EXERCISE DESCRIPTION: The lines from the top of the material below through the line containing "const xTitle = 'Товщина, м';" are to be printed exactly, with pictures omitted.

+++ STORED DATA

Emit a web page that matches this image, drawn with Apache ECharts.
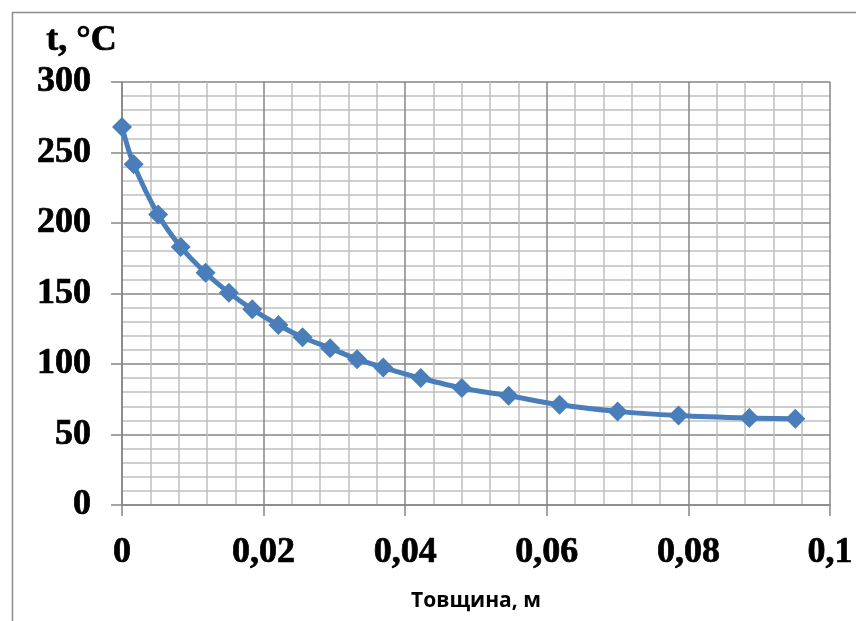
<!DOCTYPE html>
<html>
<head>
<meta charset="utf-8">
<script src="https://cdn.jsdelivr.net/npm/echarts@6/dist/echarts.min.js"></script>
<style>html,body{margin:0;padding:0;background:#fff}#c{width:856px;height:621px}</style>
</head>
<body>
<div id="c"></div>
<script>
const thickness = [0, 0.00165, 0.0051, 0.0083, 0.0118, 0.0151, 0.0184, 0.0221, 0.0255, 0.0294, 0.0332, 0.0369, 0.0422, 0.0480, 0.0546, 0.0618, 0.0700, 0.0786, 0.0886, 0.0951];
const temperature = [268, 241.6, 206, 183, 164.7, 150.6, 138.8, 127.7, 119, 111.2, 103.4, 97.5, 90, 82.9, 77.5, 71.1, 66.4, 63.5, 61.7, 61.2];
const yTitle = 't, °C';
const xTitle = 'Товщина, м';

const chart = echarts.init(document.getElementById('c'));
const tnr = '"Liberation Serif", "Times New Roman", serif';
const heavy = {textBorderColor: '#000', textBorderWidth: 0.7};
chart.setOption({
  animation: false,
  graphic: [
    {type: 'rect', shape: {x: 12.5, y: 12.5, width: 1000, height: 1000}, style: {fill: 'none', stroke: '#8c8c8c', lineWidth: 1.5}, z: -10},
    {type: 'text', left: 46, top: 22, style: Object.assign({text: yTitle, font: 'bold 36px ' + tnr, fill: '#000'}, {stroke: '#000', lineWidth: 0.7})}
  ],
  grid: {left: 122, right: 26, top: 82, bottom: 116, containLabel: false},
  xAxis: {
    type: 'value', min: 0, max: 0.1, interval: 0.02,
    name: xTitle, nameLocation: 'middle', nameGap: 86,
    nameTextStyle: {fontFamily: '"Open Sans", sans-serif', fontWeight: 'bold', fontSize: 21, color: '#000'},
    axisLine: {show: true, lineStyle: {color: '#868686', width: 1.5}},
    axisTick: {show: true, inside: false, length: 11, lineStyle: {color: '#868686', width: 1.5}},
    axisLabel: Object.assign({margin: 30, fontFamily: tnr, fontWeight: 'bold', fontSize: 36, color: '#000',
      formatter: v => String(+v.toFixed(3)).replace('.', ',')}, heavy),
    splitLine: {show: true, lineStyle: {color: '#868686', width: 1.5}},
    minorTick: {show: false, splitNumber: 5},
    minorSplitLine: {show: true, lineStyle: {color: '#c0c0c0', width: 1.5}}
  },
  yAxis: {
    type: 'value', min: 0, max: 300, interval: 50,
    axisLine: {show: true, lineStyle: {color: '#868686', width: 1.5}},
    axisTick: {show: true, inside: false, length: 11, lineStyle: {color: '#868686', width: 1.5}},
    axisLabel: Object.assign({margin: 31, fontFamily: tnr, fontWeight: 'bold', fontSize: 36, color: '#000'}, heavy),
    splitLine: {show: true, lineStyle: {color: '#868686', width: 1.5}},
    minorTick: {show: false, splitNumber: 5},
    minorSplitLine: {show: true, lineStyle: {color: '#c0c0c0', width: 1.5}}
  },
  series: [{
    type: 'line',
    data: thickness.map((x, i) => [x, temperature[i]]),
    smooth: 0.3,
    symbol: 'diamond', symbolSize: 20,
    lineStyle: {color: '#4a7ebb', width: 5},
    itemStyle: {color: '#4a7ebb'}
  }]
});
</script>
</body>
</html>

++++++

CORRECT ANSWER:
Emit a web page that matches this image, drawn with Apache ECharts.
<!DOCTYPE html>
<html>
<head>
<meta charset="utf-8">
<script src="https://cdn.jsdelivr.net/npm/echarts@6/dist/echarts.min.js"></script>
<style>html,body{margin:0;padding:0;background:#fff}#c{width:856px;height:621px}</style>
</head>
<body>
<div id="c"></div>
<script>
const thickness = [0, 0.00165, 0.0051, 0.0083, 0.0118, 0.0151, 0.0184, 0.0221, 0.0255, 0.0294, 0.0332, 0.0369, 0.0422, 0.0480, 0.0546, 0.0618, 0.0700, 0.0786, 0.0886, 0.0951];
const temperature = [268, 241.6, 206, 183, 164.7, 150.6, 138.8, 127.7, 119, 111.2, 103.4, 97.5, 90, 82.9, 77.5, 71.1, 66.4, 63.5, 61.7, 61.2];
const yTitle = 't, °C';
const xTitle = 'Товщина, м';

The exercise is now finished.